High dimensional MCD based detection of outliers {Rfast} | R Documentation |
High dimensional MCD based detection of outliers
Description
High dimensional MCD based detection of outliers.
Usage
rmdp(y, alpha = 0.05, itertime = 100, parallel = FALSE)
Arguments
y |
A matrix with numerical data with more columns (p) than rows (n), i.e. n<p. |
alpha |
The significance level, i.e. used to decide whether an observation is said to be considered a possible outlier. The default value is 0.05. |
itertime |
The number of iterations the algorithm will be ran.
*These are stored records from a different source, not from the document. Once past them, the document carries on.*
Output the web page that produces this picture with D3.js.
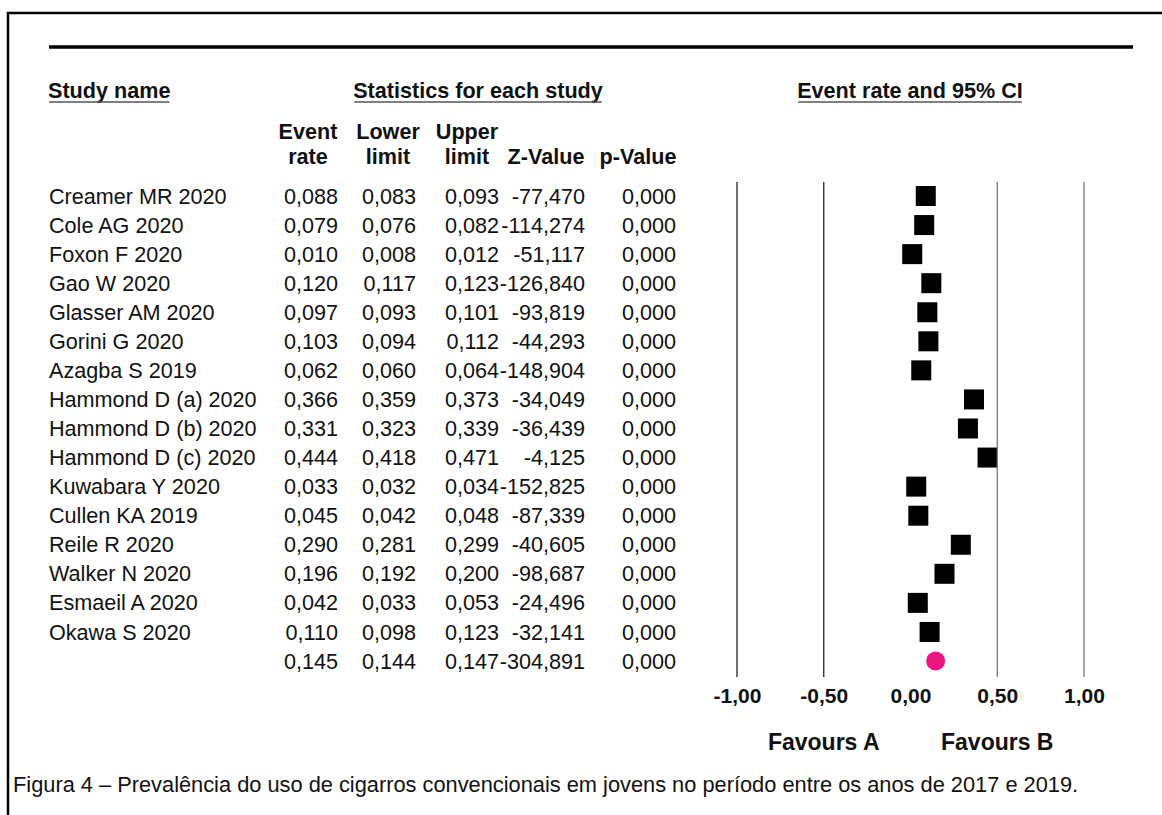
<!DOCTYPE html>
<html>
<head>
<meta charset="utf-8">
<script src="https://cdn.jsdelivr.net/npm/d3@7"></script>
<style>
  body { margin: 0; background: #fff; }
  text { font-family: "Liberation Sans", Arial, sans-serif; fill: #111; }
</style>
</head>
<body>
<div class="canva"></div>
<script>
// data
const studies = ["Creamer MR 2020", "Cole AG 2020", "Foxon F 2020", "Gao W 2020", "Glasser AM 2020",
    "Gorini G 2020", "Azagba S 2019", "Hammond D (a) 2020", "Hammond D (b) 2020", "Hammond D (c) 2020",
    "Kuwabara Y 2020", "Cullen KA 2019", "Reile R 2020", "Walker N 2020", "Esmaeil A 2020", "Okawa S 2020"];
const eventRate = [0.088, 0.079, 0.010, 0.120, 0.097, 0.103, 0.062, 0.366, 0.331, 0.444, 0.033, 0.045, 0.290, 0.196, 0.042, 0.110];
const lowerLimit = [0.083, 0.076, 0.008, 0.117, 0.093, 0.094, 0.060, 0.359, 0.323, 0.418, 0.032, 0.042, 0.281, 0.192, 0.033, 0.098];
const upperLimit = [0.093, 0.082, 0.012, 0.123, 0.101, 0.112, 0.064, 0.373, 0.339, 0.471, 0.034, 0.048, 0.299, 0.200, 0.053, 0.123];
const zValue = [-77.470, -114.274, -51.117, -126.840, -93.819, -44.293, -148.904, -34.049, -36.439, -4.125,
    -152.825, -87.339, -40.605, -98.687, -24.496, -32.141];
const pValue = [0, 0, 0, 0, 0, 0, 0, 0, 0, 0, 0, 0, 0, 0, 0, 0];
const summary = { rate: 0.145, lower: 0.144, upper: 0.147, z: -304.891, p: 0 };
const tickValues = [-1, -0.5, 0, 0.5, 1];
const colHeaders = [["Event", "rate"], ["Lower", "limit"], ["Upper", "limit"], ["", "Z-Value"], ["", "p-Value"]];

const fs = "21.6px";

const svg = d3.select(".canva").append("svg")
    .attr("width", 1162)
    .attr("height", 815);

// outer frame (runs off the right/bottom of the crop)
svg.append("rect")
    .attr("x", 8).attr("y", 13)
    .attr("width", 1200).attr("height", 900)
    .attr("fill", "none")
    .attr("stroke", "#000")
    .attr("stroke-width", 2.5);

svg.append("line")
    .attr("x1", 49).attr("x2", 1133)
    .attr("y1", 47).attr("y2", 47)
    .attr("stroke", "#000")
    .attr("stroke-width", 3.5);

const rows = studies.map((name, i) => ({
    name, rate: eventRate[i], lower: lowerLimit[i], upper: upperLimit[i], z: zValue[i], p: pValue[i]
}));
rows.push({ name: "", ...summary, summary: true });

const y = d3.scaleLinear()
    .domain([0, rows.length - 1])
    .range([196, 661]);

const x = d3.scaleLinear()
    .domain([-1, 1])
    .range([737, 1084]);

const loc = d3.formatLocale({ decimal: ",", thousands: ".", grouping: [3], currency: ["", ""], minus: "-" });
const f3 = loc.format(".3f");
const f2 = loc.format(".2f");

// section headers with underline
function header(label, xPos, anchor) {
    const t = svg.append("text")
        .attr("x", xPos).attr("y", 90)
        .attr("dy", "0.35em")
        .attr("text-anchor", anchor)
        .style("font-size", fs)
        .style("font-weight", "bold")
        .text(label);
    const w = t.node().getComputedTextLength();
    const x0 = anchor === "middle" ? xPos - w / 2 : xPos;
    svg.append("line")
        .attr("x1", x0 + 1).attr("x2", x0 + w - 1)
        .attr("y1", 102).attr("y2", 102)
        .attr("stroke", "#555")
        .attr("stroke-width", 1.5);
}
header("Study name", 48, "start");
header("Statistics for each study", 478, "middle");
header("Event rate and 95% CI", 910, "middle");

const colRight = [338, 416, 499, 585, 676];
const headCenter = [308, 388, 467, 546, 638];

colHeaders.forEach((h, i) => {
    h.forEach((line, j) => {
        svg.append("text")
            .attr("x", headCenter[i])
            .attr("y", 131 + j * 25)
            .attr("dy", "0.35em")
            .attr("text-anchor", "middle")
            .style("font-size", fs)
            .style("font-weight", "bold")
            .text(line);
    });
});

const rowG = svg.selectAll(".row")
    .data(rows)
    .enter()
    .append("g")
    .attr("class", "row")
    .attr("transform", (d, i) => `translate(0, ${y(i)})`);

rowG.append("text")
    .attr("x", 49)
    .attr("dy", "0.35em")
    .style("font-size", fs)
    .text(d => d.name);

const cols = [d => f3(d.rate), d => f3(d.lower), d => f3(d.upper), d => f3(d.z), d => f3(d.p)];
cols.forEach((fn, i) => {
    rowG.append("text")
        .attr("x", colRight[i])
        .attr("dy", "0.35em")
        .attr("text-anchor", "end")
        .style("font-size", fs)
        .text(fn);
});

// reference lines (no line at zero)
svg.selectAll(".grid")
    .data(tickValues.filter(v => v !== 0))
    .enter()
    .append("line")
    .attr("x1", d => x(d)).attr("x2", d => x(d))
    .attr("y1", 182).attr("y2", 677)
    .attr("stroke", d => d < 0 ? "#222" : "#777")
    .attr("stroke-width", 1.3);

// confidence intervals and point estimates
rowG.append("line")
    .attr("x1", d => x(d.lower)).attr("x2", d => x(d.upper))
    .attr("stroke", "#000")
    .attr("stroke-width", 1.5);

rowG.filter(d => !d.summary).append("rect")
    .attr("x", d => x(d.rate) - 10)
    .attr("y", -10)
    .attr("width", 20)
    .attr("height", 20)
    .attr("fill", "#000");

rowG.filter(d => d.summary).append("circle")
    .attr("cx", d => x(d.rate))
    .attr("r", 9.5)
    .attr("fill", "#ec1683");

const axis = d3.axisBottom(x)
    .tickValues(tickValues)
    .tickSize(0)
    .tickFormat(f2);

const axisG = svg.append("g")
    .attr("transform", "translate(0, 684)")
    .call(axis);
axisG.select(".domain").remove();
axisG.selectAll("text")
    .attr("y", 4)
    .attr("dy", "0.71em")
    .style("font-size", "21px")
    .style("font-weight", "bold")
    .style("font-family", "'Liberation Sans', Arial, sans-serif")
    .attr("fill", "#111");

svg.append("text")
    .attr("x", x(-0.5)).attr("y", 742)
    .attr("dy", "0.35em")
    .attr("text-anchor", "middle")
    .style("font-size", "23px")
    .style("font-weight", "bold")
    .text("Favours A");

svg.append("text")
    .attr("x", x(0.5)).attr("y", 742)
    .attr("dy", "0.35em")
    .attr("text-anchor", "middle")
    .style("font-size", "23px")
    .style("font-weight", "bold")
    .text("Favours B");

svg.append("text")
    .attr("x", 13).attr("y", 784)
    .attr("dy", "0.35em")
    .style("font-size", "21.8px")
    .text("Figura 4 – Prevalência do uso de cigarros convencionais em jovens no período entre os anos de 2017 e 2019.");
</script>
</body>
</html>
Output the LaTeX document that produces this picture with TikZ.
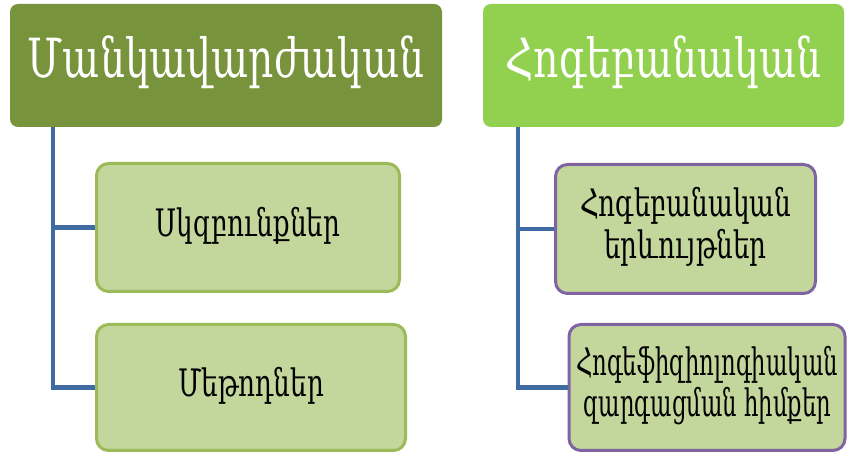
\documentclass[tikz,border=0pt]{standalone}
\usepackage{fontspec}
\usepackage{graphicx}
\setmainfont{DejaVu Serif}
\definecolor{hdrA}{HTML}{77933C}
\definecolor{hdrB}{HTML}{92D050}
\definecolor{boxfill}{HTML}{C3D69B}
\definecolor{boxgreen}{HTML}{9BBB59}
\definecolor{boxpurple}{HTML}{8064A2}
\definecolor{conn}{HTML}{3F6BA3}
\newcommand{\stx}[3]{\scalebox{#1}[#2]{\begin{tabular}{@{}c@{}}#3\end{tabular}}}
\begin{document}
\begin{tikzpicture}[x=1pt,y=1pt,
  hdr/.style={rounded corners=8pt, inner sep=0pt, text=white, font=\fontsize{40}{44}\selectfont, align=center},
  sub/.style={rounded corners=12pt, inner sep=0pt, fill=boxfill, line width=3pt, text=black, font=\fontsize{27}{29}\selectfont, align=center},
  conline/.style={draw=conn, line width=4.5pt}]
\useasboundingbox (0,0) rectangle (848,454);
\node[hdr, fill=hdrA, minimum width=432pt, minimum height=123pt] (lh) at (226,388.5) {\stx{0.98}{1.35}{Մանկավարժական}};
\node[hdr, fill=hdrB, minimum width=361pt, minimum height=123pt] (rh) at (663.5,388.5) {\stx{0.98}{1.35}{Հոգեբանական}};
\node[sub, draw=boxgreen, minimum width=303pt, minimum height=128pt] (b1) at (248,226.5) {\stx{0.97}{1.4}{Սկզբունքներ}};
\node[sub, draw=boxgreen, minimum width=309pt, minimum height=126pt] (b2) at (251,66.5) {\stx{0.97}{1.4}{Մեթոդներ}};
\node[sub, draw=boxpurple, minimum width=260pt, minimum height=129pt] (b3) at (685.5,225) {\stx{0.97}{1.4}{Հոգեբանական\\երևույթներ}};
\node[sub, draw=boxpurple, minimum width=276pt, minimum height=126pt] (b4) at (707,66.5) {\stx{0.84}{1.4}{Հոգեֆիզիոլոգիական\\զարգացման հիմքեր}};
\coordinate (lx) at (53,0);
\coordinate (rx) at (518,0);
\draw[conline] (lh.south -| lx) |- (b2.west);
\draw[conline] (lx |- b1.west) -- (b1.west);
\draw[conline] (rh.south -| rx) |- (b4.west);
\draw[conline] (rx |- b3.west) -- (b3.west);
\end{tikzpicture}
\end{document}
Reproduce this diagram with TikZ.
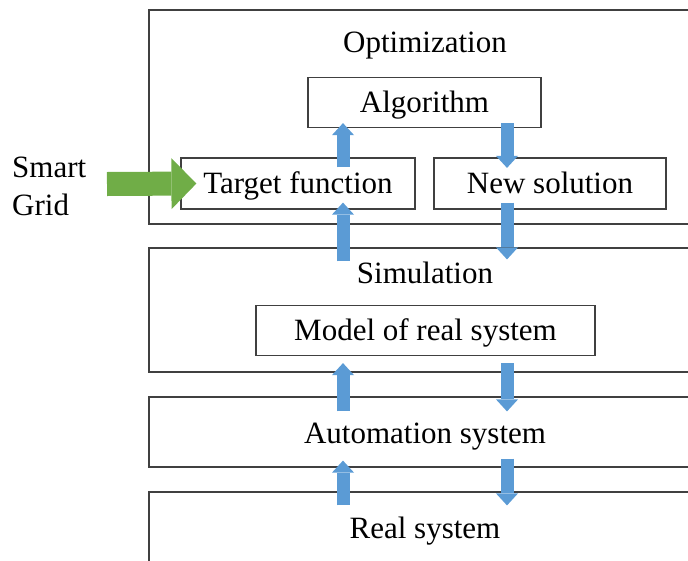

The higher the sample size, the larger this number must be.
With 50 observations in |
parallel |
A logical value for parallel version. |
Details
High dimensional outliers (n<<p) are detected using a properly constructed MCD. The variances of the variables are used and the determinant is simply their product.
Value
A list including: runtime = runtime, dis = dis, wei = wei
runtime |
The duration of the process. |
dis |
The final estimated Mahalanobis type normalised distances. |
wei |
A bollean variable vector specifying whether an observation is "clean" (TRUE) or a possible outlier (FALSE). |
cova |
The estimated covatriance matrix. |
Author(s)
Initial R code: Changliang Zou <nk.chlzou@gmail.com> R code modifications: Michail Tsagris <mtsagris@uoc.gr> C++ implementation: Manos Papadakis <papadakm95@gmail.com> Documentation: Michail Tsagris <mtsagris@uoc.gr> and Changliang Zhou <nk.chlzou@gmail.com>
References
Ro K., Zou C., Wang Z. and Yin G. (2015). Outlier detection for high-dimensional data. Biometrika, 102(3):589-599.
See Also
Examples
x <- matrix(rnorm(50 * 400), ncol = 400)
a <- rmdp(x, itertime = 500)
x<-a<-NULL